I am particularly interested in political history and historiography and want to use that as a topic for my extension history major work. I was trying to find arguments regarding the inevitability of the rise of Nazism in Germany but arguments against that weren't enough to be sustained throughout the essay - any tips or book recs?
Thanks !
u/abrytan answers a question on the sonderweg thesis, here. It should help get you started.
It sounds like you're mainly interested in what's known as the Sonderweg question, which was a debate over whether Germany took a "special path" that led to Nazism and couldn't have been repeated in another country. As far as book recommendations, I would say the starting point is David Blackbourn and Geoff Eley's The Peculiarities of German History, which was where my historiography classes in grad school started the discussion of the Sonderweg question. Hans-Ulrich Wehler's The German Empire 1871-1918, Ian Kershaw's The Nazi Dictatorship: Problems and Perspectives of Interpretation, A. J. P. Taylor's The Origins of the Second World War, and Detlev Peukert's The Weimar Republic: The Crisis of Classical Modernity are required reading as well, and I'll always recommend Kershaw's Hitler 1889-1936: Hubris and Richard Evans' The Coming of the Third Reich on the subject of the Machtergreifung.

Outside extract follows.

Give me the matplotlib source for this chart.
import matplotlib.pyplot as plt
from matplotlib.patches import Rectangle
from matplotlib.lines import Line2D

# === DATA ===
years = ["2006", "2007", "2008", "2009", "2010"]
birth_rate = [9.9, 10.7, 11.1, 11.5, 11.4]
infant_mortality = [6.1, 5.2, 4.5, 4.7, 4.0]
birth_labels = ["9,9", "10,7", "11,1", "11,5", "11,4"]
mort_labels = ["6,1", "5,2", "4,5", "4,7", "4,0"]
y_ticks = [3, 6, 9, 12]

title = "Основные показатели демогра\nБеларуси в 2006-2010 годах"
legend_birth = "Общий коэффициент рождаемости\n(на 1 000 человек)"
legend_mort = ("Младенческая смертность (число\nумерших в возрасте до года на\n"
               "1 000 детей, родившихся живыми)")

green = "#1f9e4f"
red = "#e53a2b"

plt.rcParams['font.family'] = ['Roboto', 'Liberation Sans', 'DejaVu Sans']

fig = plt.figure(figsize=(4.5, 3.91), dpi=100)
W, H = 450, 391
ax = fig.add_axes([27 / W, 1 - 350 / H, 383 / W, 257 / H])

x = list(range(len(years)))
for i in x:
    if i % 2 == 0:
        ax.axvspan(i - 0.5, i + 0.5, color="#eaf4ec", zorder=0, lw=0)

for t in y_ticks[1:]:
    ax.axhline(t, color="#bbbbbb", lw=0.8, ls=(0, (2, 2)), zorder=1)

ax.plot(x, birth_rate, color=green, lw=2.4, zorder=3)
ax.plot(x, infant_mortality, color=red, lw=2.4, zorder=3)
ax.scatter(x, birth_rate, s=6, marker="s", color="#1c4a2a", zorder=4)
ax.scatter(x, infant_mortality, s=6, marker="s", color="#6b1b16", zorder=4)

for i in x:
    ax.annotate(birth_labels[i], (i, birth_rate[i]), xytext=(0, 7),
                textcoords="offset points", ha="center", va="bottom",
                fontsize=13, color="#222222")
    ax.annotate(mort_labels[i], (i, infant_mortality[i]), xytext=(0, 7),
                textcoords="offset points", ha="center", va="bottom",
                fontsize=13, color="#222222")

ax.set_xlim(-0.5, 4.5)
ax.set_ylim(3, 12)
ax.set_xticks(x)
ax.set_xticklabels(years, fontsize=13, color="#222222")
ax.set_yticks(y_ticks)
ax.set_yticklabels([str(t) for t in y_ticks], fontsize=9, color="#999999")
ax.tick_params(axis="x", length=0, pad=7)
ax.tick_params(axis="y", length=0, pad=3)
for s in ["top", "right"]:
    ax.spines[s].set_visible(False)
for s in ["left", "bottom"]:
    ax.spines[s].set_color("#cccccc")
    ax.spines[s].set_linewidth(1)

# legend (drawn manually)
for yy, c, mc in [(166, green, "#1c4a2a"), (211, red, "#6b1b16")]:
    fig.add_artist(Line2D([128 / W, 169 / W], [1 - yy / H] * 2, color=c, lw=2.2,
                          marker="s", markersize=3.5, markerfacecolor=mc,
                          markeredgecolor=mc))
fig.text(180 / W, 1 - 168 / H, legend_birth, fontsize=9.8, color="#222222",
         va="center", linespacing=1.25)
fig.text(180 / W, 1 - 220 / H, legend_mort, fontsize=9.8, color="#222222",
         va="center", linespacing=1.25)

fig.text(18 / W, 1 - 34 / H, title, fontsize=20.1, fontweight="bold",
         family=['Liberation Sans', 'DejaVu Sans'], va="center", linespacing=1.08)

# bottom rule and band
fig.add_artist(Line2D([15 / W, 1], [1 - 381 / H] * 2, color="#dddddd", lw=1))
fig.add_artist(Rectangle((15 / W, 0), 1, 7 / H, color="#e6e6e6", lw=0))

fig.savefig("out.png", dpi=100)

I will warn you that it's easy to get very, very into the weeds with the historiographic debates regarding this period, especially when you get into the Historikerstreit in the 1980s (the "historians' conflict" between conservative and leftist historians over the issue of whether the Holocaust is unique and Germany bears a unique historical guilt or not), which is important for understanding the modern interpretations of the Nazi era in Germany but also gets pretty arcane pretty quickly and will likely go well beyond what you can use (and manage) for an undergrad history paper. Most of the works in question were written in German, which you may or may not read, and some of them weren't translated into English. If so, the key players included Ernst Nolte, Joachim Fest, and Andreas Hillgruber on the right and Jürgen Habermas, Hans-Ulrich Wehler, and Martin Broszat on the left, and their works would be a good starting point. If you don't read German, Richard Evans wrote a useful summary of the debate called In Hitler's Shadow.
You can also go down the functionalism-intentionalism rabbit hole if you want, which is another central question of historiography and probably one of the first things you'd cover in a graduate-level German historiography course. This is probably past the point that you'll want to go, since it's mainly concerned with the Holocaust rather than the Machtergreifung, but it does include the debate over when (and whether) Hitler developed a plan for the extermination of the Jews, with the more extreme intentionalist arguments (which, I should add, are no longer taken very seriously) claiming that Hitler did have a plan to exterminate the Jews as far back as when he was writing Mein Kampf (a dubious argument that's generally been rejected by current scholarship, but part of an important historiographic question nonetheless). Usually when you learn this subject in grad school, the two books used to present the functionalism-intentionalism question are generally Christopher Browning's Ordinary Men (a functionalist work that remains well-respected) and Daniel Jonah Goldhagen's Hitler's Willing Executioners (an intentionalist work that was controversial at the time and is almost universally rejected now). The actual starting points for the debate were Raul Hilberg's The Destruction of the European Jews (the seminal functionalist work) and Lucy Dawidowicz's The War Against the Jews (the seminal intentionalist book). Hannah Arendt's Eichmann in Jerusalem is another important work to consider in this area but is almost certainly outside the scope of your interests; The Origins of Totalitarianism might be more relevant for your purposes (although it precedes the Sonderweg debate and generally isn't seen as part of that question).
As you can see, most of these debates took place and were resolved in the 1980s and 1990s, and aren't really sources of active contention anymore, at least not in terms of the major battles; the debates have moved on to smaller questions within these larger issues. I don't mean to suggest that these questions are considered totally solved or that the era of high-level historiographic debate on Nazi Germany is over, just that a point of relative consensus has been reached on these major questions. There will always be room for reassessment and reinterpretation that will lead to new debates; I mean people are still arguing about ancient Rome for God's sake, so of course there will be plenty of future arguments about something that happened less than 100 years ago.